*** DATA EXCERPT

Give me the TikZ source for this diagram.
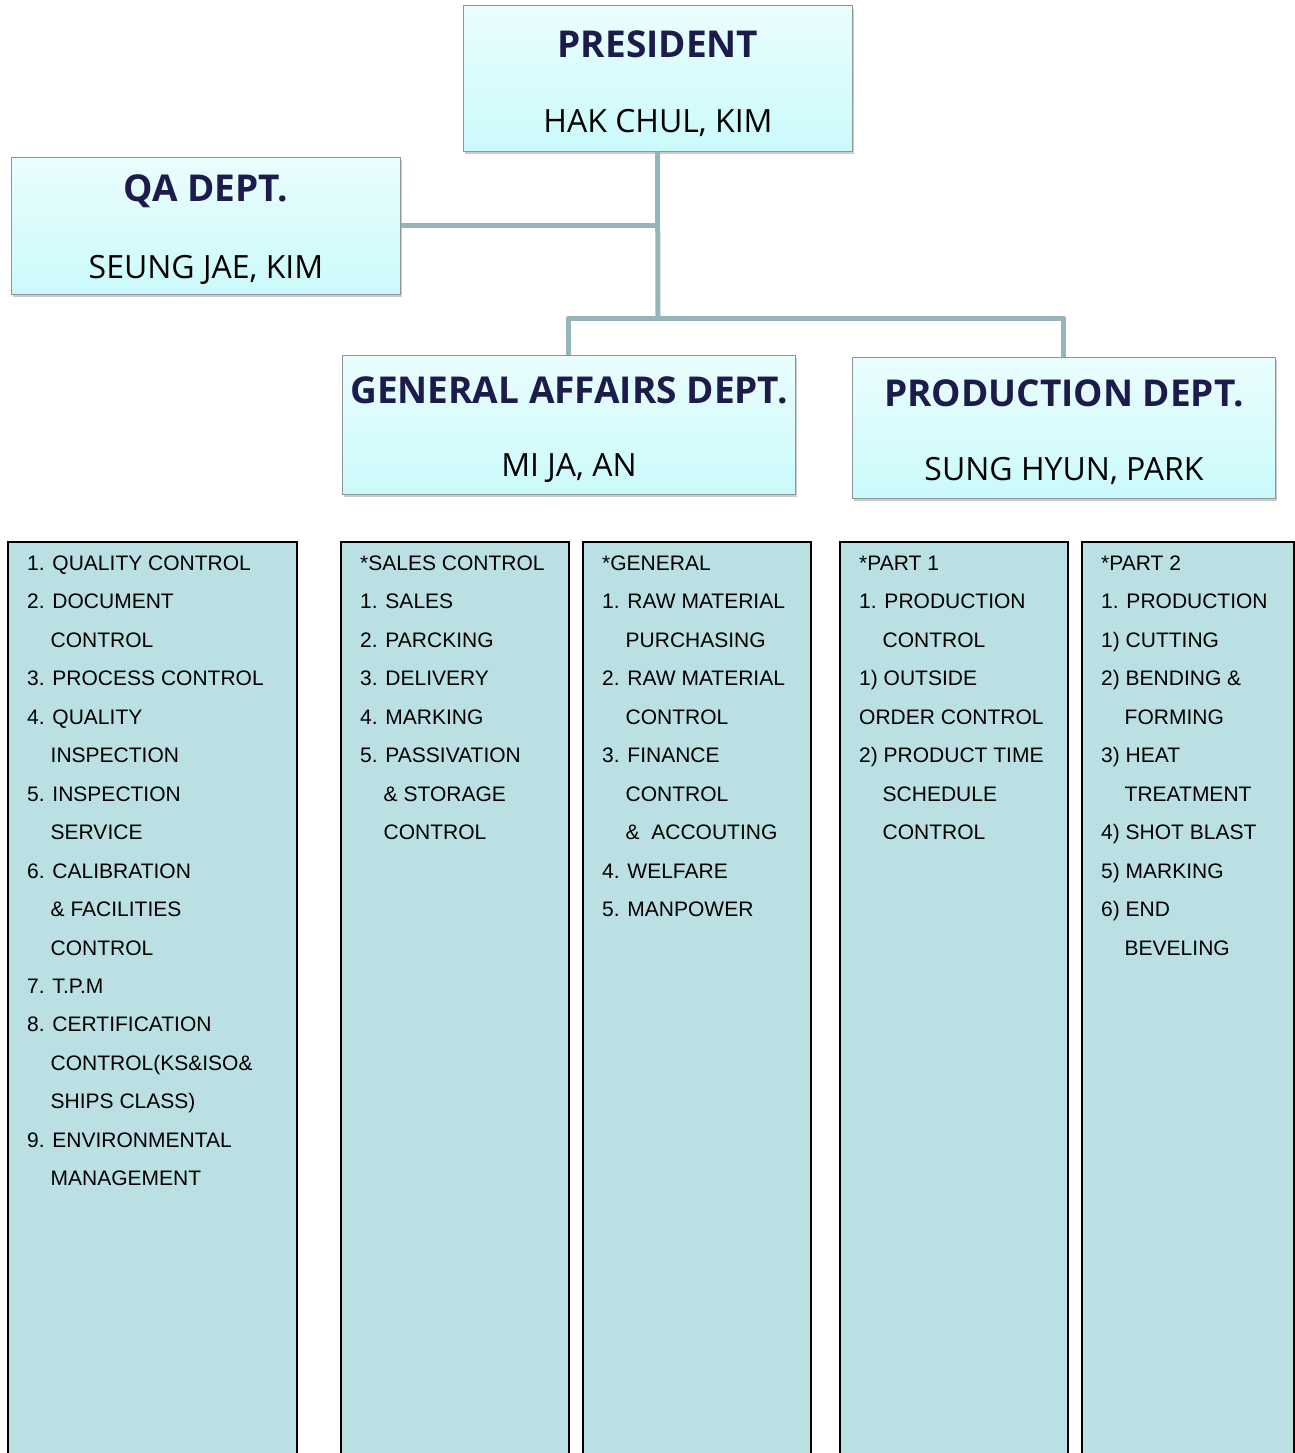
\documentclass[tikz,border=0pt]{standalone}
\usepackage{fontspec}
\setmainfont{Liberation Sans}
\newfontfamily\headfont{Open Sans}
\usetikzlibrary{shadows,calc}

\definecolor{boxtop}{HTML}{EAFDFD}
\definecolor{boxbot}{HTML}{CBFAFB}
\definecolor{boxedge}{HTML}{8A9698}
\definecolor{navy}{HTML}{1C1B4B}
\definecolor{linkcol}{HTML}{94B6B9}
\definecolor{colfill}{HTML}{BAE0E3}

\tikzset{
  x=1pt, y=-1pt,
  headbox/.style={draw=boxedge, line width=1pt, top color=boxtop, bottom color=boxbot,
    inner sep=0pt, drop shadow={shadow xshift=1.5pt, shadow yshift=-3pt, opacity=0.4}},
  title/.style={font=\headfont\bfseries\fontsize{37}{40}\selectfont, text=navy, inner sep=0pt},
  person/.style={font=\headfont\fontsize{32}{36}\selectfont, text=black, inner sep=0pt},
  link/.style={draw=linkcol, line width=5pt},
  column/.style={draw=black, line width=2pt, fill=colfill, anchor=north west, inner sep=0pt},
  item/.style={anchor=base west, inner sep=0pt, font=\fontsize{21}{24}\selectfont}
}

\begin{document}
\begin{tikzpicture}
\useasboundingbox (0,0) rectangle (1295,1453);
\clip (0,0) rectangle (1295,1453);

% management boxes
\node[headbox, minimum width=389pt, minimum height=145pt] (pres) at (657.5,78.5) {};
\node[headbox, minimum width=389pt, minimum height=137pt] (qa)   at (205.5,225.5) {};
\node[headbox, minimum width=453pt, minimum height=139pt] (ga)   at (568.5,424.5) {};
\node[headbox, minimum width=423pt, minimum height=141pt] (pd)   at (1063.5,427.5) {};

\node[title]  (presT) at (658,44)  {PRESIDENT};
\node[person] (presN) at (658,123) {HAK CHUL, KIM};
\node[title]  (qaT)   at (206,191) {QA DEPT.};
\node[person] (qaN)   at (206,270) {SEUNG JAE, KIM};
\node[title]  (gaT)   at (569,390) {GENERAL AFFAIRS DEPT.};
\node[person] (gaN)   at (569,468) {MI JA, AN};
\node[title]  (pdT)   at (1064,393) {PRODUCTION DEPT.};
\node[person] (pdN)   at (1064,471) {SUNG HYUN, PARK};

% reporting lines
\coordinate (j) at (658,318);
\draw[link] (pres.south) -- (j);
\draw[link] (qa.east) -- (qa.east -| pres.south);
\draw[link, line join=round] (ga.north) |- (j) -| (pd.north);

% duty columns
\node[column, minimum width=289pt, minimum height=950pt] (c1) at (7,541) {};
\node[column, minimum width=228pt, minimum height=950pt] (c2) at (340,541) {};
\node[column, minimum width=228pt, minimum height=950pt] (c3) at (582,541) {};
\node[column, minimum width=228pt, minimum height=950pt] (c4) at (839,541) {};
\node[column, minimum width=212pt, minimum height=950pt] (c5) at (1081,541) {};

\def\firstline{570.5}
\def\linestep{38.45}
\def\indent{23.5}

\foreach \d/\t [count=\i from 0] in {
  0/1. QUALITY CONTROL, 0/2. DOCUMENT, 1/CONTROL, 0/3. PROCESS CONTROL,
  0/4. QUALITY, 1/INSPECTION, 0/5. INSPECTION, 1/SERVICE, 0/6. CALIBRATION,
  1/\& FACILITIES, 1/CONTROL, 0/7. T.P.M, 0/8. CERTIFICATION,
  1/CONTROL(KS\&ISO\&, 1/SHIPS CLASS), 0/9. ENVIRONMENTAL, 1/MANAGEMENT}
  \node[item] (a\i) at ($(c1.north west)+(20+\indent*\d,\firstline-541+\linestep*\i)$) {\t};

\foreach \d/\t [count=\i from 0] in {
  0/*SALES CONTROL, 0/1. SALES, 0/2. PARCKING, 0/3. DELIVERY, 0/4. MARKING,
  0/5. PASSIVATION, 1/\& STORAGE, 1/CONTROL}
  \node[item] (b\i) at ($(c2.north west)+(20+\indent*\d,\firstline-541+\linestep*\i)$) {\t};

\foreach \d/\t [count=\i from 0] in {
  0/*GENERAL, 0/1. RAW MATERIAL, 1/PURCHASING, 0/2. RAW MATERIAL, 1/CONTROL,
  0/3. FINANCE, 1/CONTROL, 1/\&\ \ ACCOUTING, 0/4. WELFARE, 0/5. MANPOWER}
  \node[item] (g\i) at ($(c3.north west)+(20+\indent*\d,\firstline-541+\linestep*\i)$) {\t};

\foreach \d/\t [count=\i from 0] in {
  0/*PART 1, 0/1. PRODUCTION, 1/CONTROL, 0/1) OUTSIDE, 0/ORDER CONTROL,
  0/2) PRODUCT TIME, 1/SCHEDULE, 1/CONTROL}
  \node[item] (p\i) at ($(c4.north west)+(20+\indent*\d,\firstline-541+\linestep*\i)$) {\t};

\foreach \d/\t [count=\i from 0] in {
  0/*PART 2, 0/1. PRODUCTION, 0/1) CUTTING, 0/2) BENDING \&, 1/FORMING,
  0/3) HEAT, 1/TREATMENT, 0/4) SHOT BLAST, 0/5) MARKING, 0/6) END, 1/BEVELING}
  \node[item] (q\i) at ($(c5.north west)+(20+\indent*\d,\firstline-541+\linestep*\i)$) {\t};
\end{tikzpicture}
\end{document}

******

■ WORK TO COMPLETE ■
Repeat, word for word and with no pictures, only the lines running from the beginning of the data to the line that contains "(j) -| (pd.north);".

■ RESULT OF THE EXERCISE ■
Give me the TikZ source for this diagram.
\documentclass[tikz,border=0pt]{standalone}
\usepackage{fontspec}
\setmainfont{Liberation Sans}
\newfontfamily\headfont{Open Sans}
\usetikzlibrary{shadows,calc}

\definecolor{boxtop}{HTML}{EAFDFD}
\definecolor{boxbot}{HTML}{CBFAFB}
\definecolor{boxedge}{HTML}{8A9698}
\definecolor{navy}{HTML}{1C1B4B}
\definecolor{linkcol}{HTML}{94B6B9}
\definecolor{colfill}{HTML}{BAE0E3}

\tikzset{
  x=1pt, y=-1pt,
  headbox/.style={draw=boxedge, line width=1pt, top color=boxtop, bottom color=boxbot,
    inner sep=0pt, drop shadow={shadow xshift=1.5pt, shadow yshift=-3pt, opacity=0.4}},
  title/.style={font=\headfont\bfseries\fontsize{37}{40}\selectfont, text=navy, inner sep=0pt},
  person/.style={font=\headfont\fontsize{32}{36}\selectfont, text=black, inner sep=0pt},
  link/.style={draw=linkcol, line width=5pt},
  column/.style={draw=black, line width=2pt, fill=colfill, anchor=north west, inner sep=0pt},
  item/.style={anchor=base west, inner sep=0pt, font=\fontsize{21}{24}\selectfont}
}

\begin{document}
\begin{tikzpicture}
\useasboundingbox (0,0) rectangle (1295,1453);
\clip (0,0) rectangle (1295,1453);

% management boxes
\node[headbox, minimum width=389pt, minimum height=145pt] (pres) at (657.5,78.5) {};
\node[headbox, minimum width=389pt, minimum height=137pt] (qa)   at (205.5,225.5) {};
\node[headbox, minimum width=453pt, minimum height=139pt] (ga)   at (568.5,424.5) {};
\node[headbox, minimum width=423pt, minimum height=141pt] (pd)   at (1063.5,427.5) {};

\node[title]  (presT) at (658,44)  {PRESIDENT};
\node[person] (presN) at (658,123) {HAK CHUL, KIM};
\node[title]  (qaT)   at (206,191) {QA DEPT.};
\node[person] (qaN)   at (206,270) {SEUNG JAE, KIM};
\node[title]  (gaT)   at (569,390) {GENERAL AFFAIRS DEPT.};
\node[person] (gaN)   at (569,468) {MI JA, AN};
\node[title]  (pdT)   at (1064,393) {PRODUCTION DEPT.};
\node[person] (pdN)   at (1064,471) {SUNG HYUN, PARK};

% reporting lines
\coordinate (j) at (658,318);
\draw[link] (pres.south) -- (j);
\draw[link] (qa.east) -- (qa.east -| pres.south);
\draw[link, line join=round] (ga.north) |- (j) -| (pd.north);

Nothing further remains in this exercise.